Extrait intitulé « L’automne », pp. 162-163, du recueil d’Anna de Noailles, Les Forces éternelles, publié en 1920 : (…)
Demi-nue, échappant à son feuillage clair,
La cime d’un bel arbre apparaît dans l’éther,
Lucide et reposée.
Un humide brouillard qui songe, gonfle l’air
De latente rosée.
Dans la forêt cinglant pour un fatal départ.
Les biches aux doux pieds, d’un confiant regard
Consultent, le front bas, la terre resserrée,
Et l’on voit onduler, sous la brise moirée,
Leur robe tachetée, ailée et aérée
De faisan et de léopard !
La nature bondit, mais le ciel se résigne.
L’horizon incline au sommeil,
L’étang, compact de froid, semble enclore les cygnes,
Précurseurs de l’hiver, à la neige pareils.
Tout se tait, et pourtant c’est un muet murmure :
Bourdonnement gelé du silence et de l’eau.
Le noir croassement des obliques corbeaux
Fait, dans l’éther uni, une sèche cassure.
Mais, plus que le printemps, plus encor que l’été,
Cette franche saison, pétulante et benoîte,
Avec ses bonds joyeux et ses mollesses d’ouate,
Et ses traînantes voluptés,
Donne aux pauvres humains la timide espérance
Que la nature penche un instant sur leurs vœux
Son grand battement d’aile, expansif et nerveux,
Où l’âme reconnait sa fougueuse indigence.

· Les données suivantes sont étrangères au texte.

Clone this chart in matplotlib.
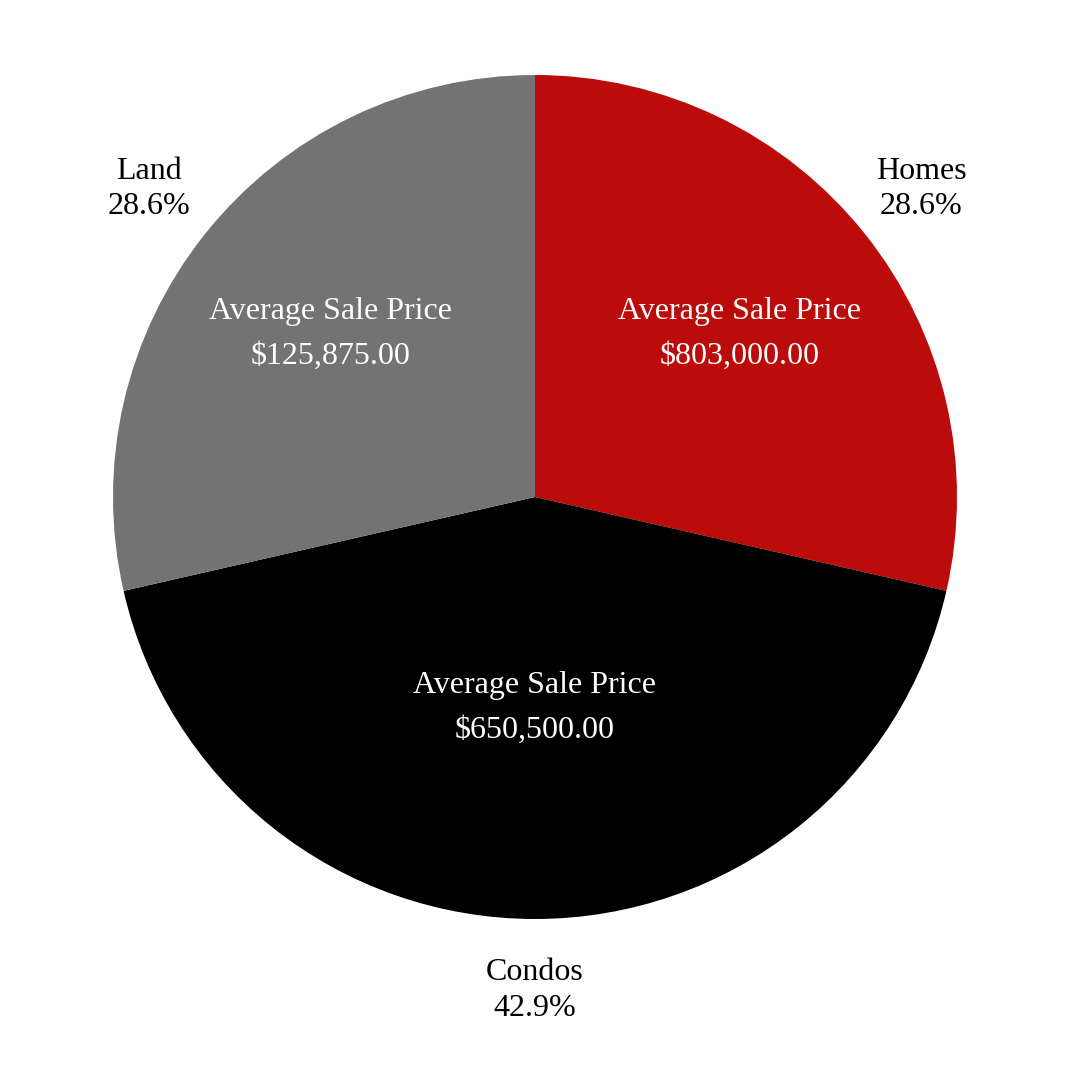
import matplotlib.pyplot as plt
import numpy as np

categories = ['Homes', 'Condos', 'Land']
counts = [2, 3, 2]
avg_price = ['$803,000.00', '$650,500.00', '$125,875.00']
colors = ['#bb0b0b', '#000000', '#737373']

plt.rcParams['font.family'] = ['Liberation Serif', 'DejaVu Serif']

fig = plt.figure(figsize=(10.8, 10.8), dpi=100)
r = 422 / 1080
cx, cy = 535 / 1080, 1 - 497 / 1080
ax = fig.add_axes([cx - r, cy - r, 2 * r, 2 * r])

total = sum(counts)
wedges, texts = ax.pie(counts, colors=colors, startangle=90, counterclock=False,
                       labels=[f'{c}\n{n / total * 100:.1f}%' for c, n in zip(categories, counts)],
                       labeldistance=1.17, radius=1,
                       textprops=dict(fontsize=23, ha='center', va='center', linespacing=1.3))
ax.set_xlim(-1, 1)
ax.set_ylim(-1, 1)

inner = [0.62, 0.5, 0.62]
for w, price, d in zip(wedges, avg_price, inner):
    ang = np.deg2rad((w.theta1 + w.theta2) / 2)
    x, y = d * np.cos(ang), d * np.sin(ang)
    ax.text(x, y, f'Average Sale Price\n{price}', color='white', fontsize=23,
            ha='center', va='center', linespacing=1.7)

fig.savefig('out.png', dpi=100)
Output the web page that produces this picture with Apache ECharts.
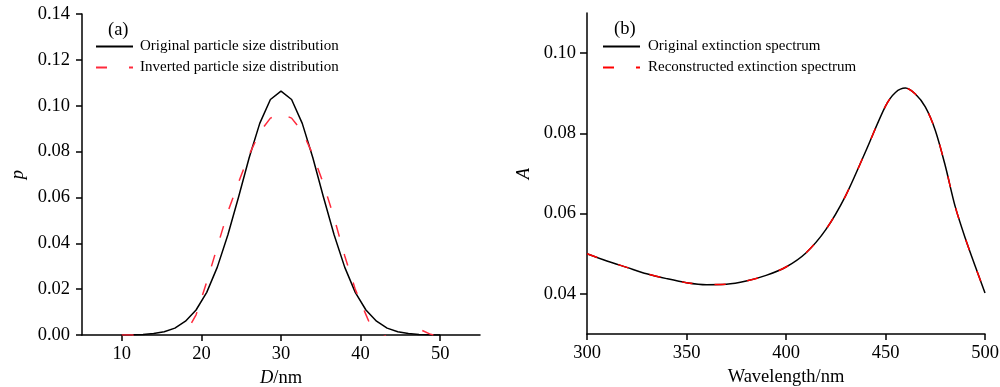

— Et pourtant, ô brillant et nombreux Univers,
Tous les morts sont couchés au funèbre revers
De ta belle cuirasse !
En transformant quelque peu l’ordonnancement des alexandrins suivants :
Le noir croassement des obliques corbeaux
Fait, dans l’éther uni, une sèche cassure.
on peut entendre un haïku, du moins l’esprit d’un haïku :
Le noir croassement
des obliques corbeaux fait, dans l’éther uni,
une sèche cassure.
simplifions (ô sacrilège !) :
Le noir croassement
des obliques corbeaux fait
une sèche cassure.
…à l’image d’une autre saison,
fin février, entre hiver et printemps,
ciel bleu, froid sec, lumière ardente.

Je retiens en particulier le » brillant et nombreux Univers ».